Readings: Luke 19: 28-40; Isaiah 50: 4-7; Psalm 21 (22); Philippians 2: 6-11; Luke 22: 14 - 23: 56
Sometimes following Christ can seem fairly easy: things are going OK in our lives, and there isn’t anything or anyone really challenging our faith. We happily go to Mass on Sundays, and say, like the crowd of disciples following Jesus into Jerusalem, ‘Blessed is he who comes in the name of the Lord.’ Often, perhaps, we don’t really think about what we’re saying, but when it’s what everyone’s doing, it’s natural and easy to join in.
The Church’s liturgy for today, though, reminds us that things are not always like that. After hearing St Luke’s description of the entry into Jerusalem, we go into the church in a joyful procession, only to be confronted with his account of our Lord’s Passion. The crowds that eagerly welcomed Jesus are now shouting not, ‘Hosanna!’ but ‘Crucify him!’ Jesus is mocked and beaten and finally put to an agonising death. Suddenly following Jesus doesn’t seem quite so easy: it involves following him in his suffering, too, both physical, perhaps, and mental. It involves following him when everyone around us rejects him, when people ridicule our faith, or are openly hostile to it.

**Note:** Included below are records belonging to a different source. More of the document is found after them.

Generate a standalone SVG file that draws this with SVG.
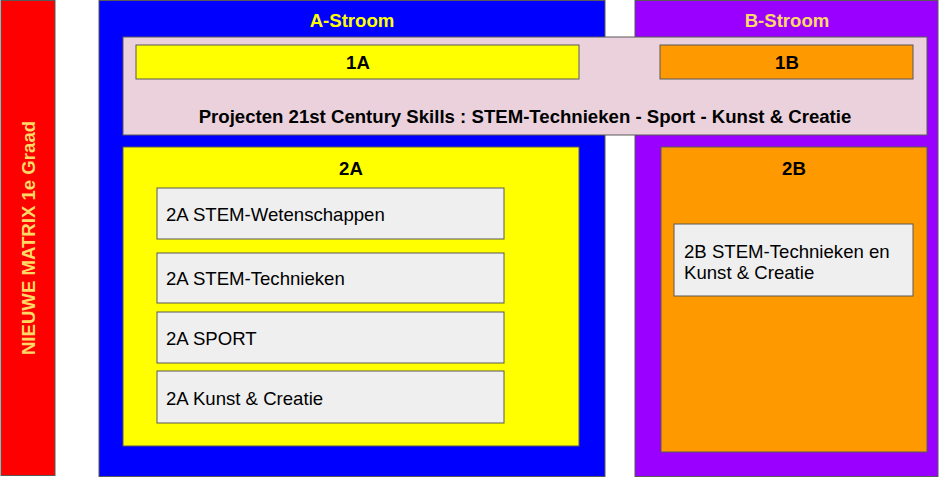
<svg xmlns="http://www.w3.org/2000/svg" width="939" height="477" viewBox="0 0 939 477">
<style>
.b{stroke:#595959;stroke-width:1}
.t{font-family:"Liberation Sans",Arial,sans-serif;font-weight:bold;font-size:18.6px;text-anchor:middle;dominant-baseline:central}
.n{font-family:"Liberation Sans",Arial,sans-serif;font-size:18.6px;fill:#000}
</style>
<rect width="939" height="477" fill="#ffffff"/>
<g id="matrix">
<rect class="b" x="1" y="0.5" width="54" height="475" fill="#ff0000"/>
<text class="t" transform="translate(28,238) rotate(-90)" fill="#ffd966">NIEUWE MATRIX 1e Graad</text>
</g>
<g id="a-stroom">
<rect class="b" x="99" y="0.5" width="506" height="476" fill="#0000ff"/>
<text class="t" x="352" y="20" fill="#ffff00">A-Stroom</text>
</g>
<g id="b-stroom">
<rect class="b" x="635" y="0.5" width="303" height="476" fill="#9900ff"/>
<text class="t" x="787" y="20" fill="#ffd966">B-Stroom</text>
</g>
<g id="projecten">
<rect class="b" x="123" y="37" width="804" height="98" fill="#ead1dc"/>
<text class="t" x="525" y="116" fill="#000">Projecten 21st Century Skills : STEM-Technieken - Sport - Kunst &amp; Creatie</text>
</g>
<g id="1a">
<rect class="b" x="136" y="45" width="443" height="34" fill="#ffff00"/>
<text class="t" x="358" y="62" fill="#000">1A</text>
</g>
<g id="1b">
<rect class="b" x="660" y="45" width="253" height="34" fill="#ff9900"/>
<text class="t" x="787" y="62" fill="#000">1B</text>
</g>
<g id="2a">
<rect class="b" x="123" y="147" width="456" height="299" fill="#ffff00"/>
<text class="t" x="351" y="168" fill="#000">2A</text>
</g>
<g id="2a-wet">
<rect class="b" x="157" y="188" width="347" height="51" fill="#efefef"/>
<text class="n" x="166" y="221">2A STEM-Wetenschappen</text>
</g>
<g id="2a-tech">
<rect class="b" x="157" y="253" width="347" height="50" fill="#efefef"/>
<text class="n" x="166" y="285">2A STEM-Technieken</text>
</g>
<g id="2a-sport">
<rect class="b" x="157" y="312" width="347" height="51" fill="#efefef"/>
<text class="n" x="166" y="345">2A SPORT</text>
</g>
<g id="2a-kunst">
<rect class="b" x="157" y="371" width="347" height="52" fill="#efefef"/>
<text class="n" x="166" y="405">2A Kunst &amp; Creatie</text>
</g>
<g id="2b">
<rect class="b" x="661" y="147" width="266" height="305" fill="#ff9900"/>
<text class="t" x="794" y="168" fill="#000">2B</text>
</g>
<g id="2b-stem">
<rect class="b" x="674" y="224" width="239" height="72" fill="#efefef"/>
<text class="n" x="684" y="258">2B STEM-Technieken en</text>
<text class="n" x="684" y="279">Kunst &amp; Creatie</text>
</g>
<g id="connectors"></g>
</svg>
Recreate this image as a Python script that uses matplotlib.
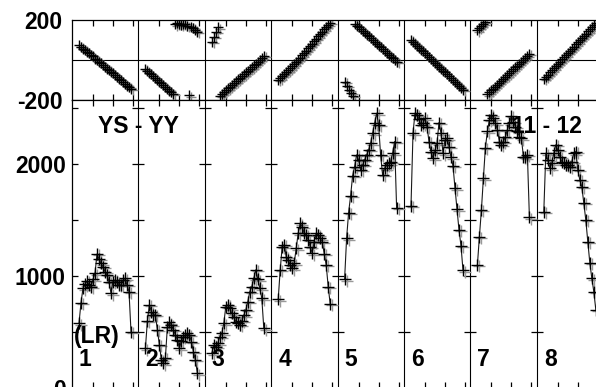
import matplotlib
matplotlib.use("Agg")
import matplotlib.pyplot as plt
from matplotlib.transforms import blended_transform_factory, ScaledTranslation

# ---------------- data ----------------
log_period = [-0.7, -0.6, -0.5, -0.4, -0.3, -0.2, -0.1, 0.0, 0.1, 0.2, 0.3, 0.4, 0.5, 0.6,
              0.7, 0.8, 0.9, 1.0, 1.1, 1.2, 1.3, 1.4, 1.5, 1.6, 1.7, 1.8, 1.9]

amp_1 = [578, 762, 890, 926, 955, 920, 905, 970, 1024, 1195, 1152, 1113, 1083, 1039, 1009,
         949, 845, 949, 964, 949, 920, 920, 964, 979, 920, 860, 503]
amp_2 = [354, 600, 741, 681, 652, 652, 518, 384, 250, 220, 271, 548, 586, 563, 518, 473,
         429, 354, 420, 458, 473, 488, 473, 414, 324, 250, 130]
amp_3 = [310, 384, 369, 399, 458, 488, 577, 726, 741, 711, 667, 637, 592, 577, 563, 600,
         650, 696, 771, 860, 905, 979, 1054, 970, 890, 801, 533]
amp_4 = [792, 1054, 1262, 1277, 1173, 1143, 1098, 1068, 1113, 1247, 1381, 1470, 1440, 1381,
         1366, 1321, 1262, 1203, 1306, 1381, 1366, 1336, 1306, 1200, 1098, 905, 750]
amp_5 = [970, 1336, 1565, 1714, 1893, 1976, 2080, 2036, 1946, 1991, 2036, 2080, 2125, 2185,
         2274, 2363, 2452, 2348, 2080, 1902, 1961, 1991, 2006, 2021, 2095, 2199, 1610]
amp_6 = [1625, 2274, 2452, 2438, 2400, 2348, 2363, 2408, 2333, 2199, 2110, 2051, 2120, 2185,
         2369, 2274, 2095, 2214, 2229, 2155, 2060, 1982, 1783, 1595, 1411, 1268, 1050]
amp_7 = [1098, 1351, 1589, 1872, 2146, 2290, 2393, 2438, 2408, 2363, 2304, 2199, 2170, 2199,
         2244, 2304, 2363, 2429, 2378, 2333, 2289, 2244, 2229, 2065, 2060, 2080, 1524]
amp_8 = [1574, 2095, 2036, 1961, 2006, 2095, 2170, 2125, 2065, 2021, 2006, 1991, 1991, 1976,
         2021, 2095, 2110, 1946, 1857, 1797, 1650, 1500, 1306, 1119, 980, 860, 700]

phase_1 = [74, 67, 57, 51, 40, 34, 24, 18, 7, 1, -9, -16, -26, -33, -43, -50, -60, -67,
           -77, -84, -94, -101, -111, -118, -128, -135, -145]
phase_2 = [-45, -54, -63, -72, -81, -90, -99, -108, -117, -126, -135, -144, -153, -162, -170,
           178, 183, 180, 176, 182, 178, 172, -176, 165, 160, 150, 141]
phase_3 = [90, 115, 141, 163, -178, -168, -160, -150, -142, -134, -124, -115, -106, -97, -88,
           -80, -71, -62, -53, -45, -36, -27, -18, -10, 0, 10, 22]
phase_4 = [-100, -92, -80, -70, -60, -52, -42, -32, -22, -10, 0, 12, 24, 35, 47, 58, 70, 82,
           94, 106, 118, 130, 142, 154, 165, 176, 185]
phase_5 = [-108, -128, -148, -165, -180, 182, 172, 163, 154, 145, 136, 127, 118, 108, 99, 90,
           81, 72, 63, 54, 44, 35, 26, 17, 8, -1, -8]
phase_6 = [100, 91, 81, 72, 62, 52, 43, 33, 24, 14, 4, -5, -15, -24, -34, -44, -53, -62, -72,
           -82, -91, -101, -110, -120, -130, -140, -150]
phase_7 = [149, 160, 171, 182, 191, -172, -162, -152, -143, -133, -124, -114, -104, -95, -85,
           -76, -66, -56, -47, -37, -28, -18, -8, 1, 11, 20, 30]
phase_8 = [-95, -84, -73, -62, -52, -41, -30, -19, -8, 3, 13, 24, 35, 46, 57, 67, 78, 89, 100,
           111, 121, 132, 143, 154, 164, 175, 186]

amps = [amp_1, amp_2, amp_3, amp_4, amp_5, amp_6, amp_7, amp_8]
phases = [phase_1, phase_2, phase_3, phase_4, phase_5, phase_6, phase_7, phase_8]
seg_labels = ["1", "2", "3", "4", "5", "6", "7", "8"]
decade_ticks = [0, 1, 2]

# ---------------- layout ----------------
SEG_W = 3.32      # width of one segment in log10(period) units
X_SHIFT = 1.05    # offset of log10(T)=0 from segment start
N_SEG = 8

plt.rcParams["font.family"] = ["Liberation Sans", "DejaVu Sans"]
plt.rcParams["font.weight"] = "bold"
FS = 16.5

fig = plt.figure(figsize=(5.96, 3.87), dpi=100)
W_PX, H_PX = 596.0, 387.0
left = 72 / W_PX
width = 531.2 / W_PX
ax_p = fig.add_axes([left, 1 - 100 / H_PX, width, 80 / H_PX])
ax_a = fig.add_axes([left, 1 - 388 / H_PX, width, 288 / H_PX])

xmax = N_SEG * SEG_W


def seg_x(k):
    return [k * SEG_W + X_SHIFT + v for v in log_period]


xt = [k * SEG_W + X_SHIFT + d for k in range(N_SEG) for d in decade_ticks]

for ax in (ax_p, ax_a):
    ax.set_xlim(0, xmax)
    for s in ax.spines.values():
        s.set_linewidth(0.9)
        s.set_color("black")
    ax.set_xticks(xt)
    ax.tick_params(axis="x", which="both", direction="in", top=True, bottom=True,
                   length=4, width=0.9, labelbottom=False, labeltop=False)
    for k in range(1, N_SEG):
        ax.axvline(k * SEG_W, color="black", lw=0.8, zorder=1)

ghost_p = ax_p.transData + ScaledTranslation(1.5 / 72, -1.0 / 72, fig.dpi_scale_trans)
ghost_a = ax_a.transData + ScaledTranslation(1.5 / 72, -1.0 / 72, fig.dpi_scale_trans)

# phase panel
ax_p.set_ylim(-200, 200)
ax_p.set_yticks([-200, 200])
ax_p.set_yticklabels(["-200", "200"], fontsize=FS, fontweight="bold")
ax_p.tick_params(axis="y", length=0, pad=7)
ax_p.axhline(0, color="black", lw=0.8, zorder=1)
for k in range(N_SEG):
    ax_p.plot(seg_x(k), phases[k], ls="none", marker="+", ms=7, mew=1.0,
              color="#8a8a8a", zorder=2, transform=ghost_p)
    ax_p.plot(seg_x(k), phases[k], ls="none", marker="+", ms=7, mew=1.0,
              color="black", zorder=3)

# amplitude panel
ax_a.set_ylim(0, 2570)
ax_a.set_yticks([0, 1000, 2000])
ax_a.set_yticklabels(["0", "1000", "2000"], fontsize=FS, fontweight="bold")
ax_a.set_yticks([500, 1500, 2500], minor=True)
ax_a.tick_params(axis="y", which="both", direction="in", length=4.5, width=0.9, pad=4.5)
sep_y = [500, 1000, 1500, 2000, 2500]
for k in range(1, N_SEG):
    ax_a.plot([k * SEG_W] * len(sep_y), sep_y, ls="none", marker="_", ms=9, mew=0.9,
              color="black", zorder=2)
for k in range(N_SEG):
    ax_a.plot(seg_x(k), amps[k], ls="none", marker="+", ms=8, mew=1.0,
              color="#999999", zorder=2, transform=ghost_a)
    ax_a.plot(seg_x(k), amps[k], color="#1a1a1a", lw=0.8, marker="+", ms=8, mew=1.0,
              mec="black", zorder=3)

tr = blended_transform_factory(ax_a.transData, ax_a.transAxes)
ax_a.text(SEG_W, (388 - 133) / 288, "YS - YY", transform=tr, ha="center", va="baseline",
          fontsize=FS, fontweight="bold", zorder=2)
ax_a.text(7 * SEG_W + 0.5, (388 - 133) / 288, "11 - 12", transform=tr, ha="center",
          va="baseline", fontsize=FS, fontweight="bold", zorder=2)
ax_a.text(0.08, (388 - 342.5) / 288, "(LR)", transform=tr, ha="left", va="baseline",
          fontsize=FS, fontweight="bold", zorder=2)
for k in range(N_SEG):
    ax_a.text(k * SEG_W + 0.35, (388 - 366) / 288, seg_labels[k], transform=tr, ha="left",
              va="baseline", fontsize=FS, fontweight="bold", zorder=2)

fig.savefig("out.png", dpi=100)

This, of course, is a common experience. Often our faith will challenge us and force us to make difficult choices, ones which won’t make our life any easier, as far as we can see. Some, of course, experience greater suffering in this regard than others – some are called upon, for example, to bear witness to the faith through martyrdom, while others might have to put up with being laughed at at work, but, if we do it for Jesus’ sake, it is all nonetheless a sharing in his sufferings.
And that’s the point: it is in uniting ourselves to Christ’s sacrifice on the Cross, both by living our lives, in joy and in suffering, in Christ, and also by sharing in the sacrament of his Body and Blood which makes his sacrifice present to us, that we become his true followers, and can be led by him through suffering and death to the resurrection life he has won for us. And so, during this Holy Week when we call to mind our Lord’s suffering and death, and their place in the mystery of our salvation, let us seek to unite ourselves more closely with Jesus in his suffering so that finally, we may be part of that crowd which follows him into the heavenly Jerusalem, singing together with the angels, ‘Hosanna in the highest! Blessed is he who comes in the name of the Lord!’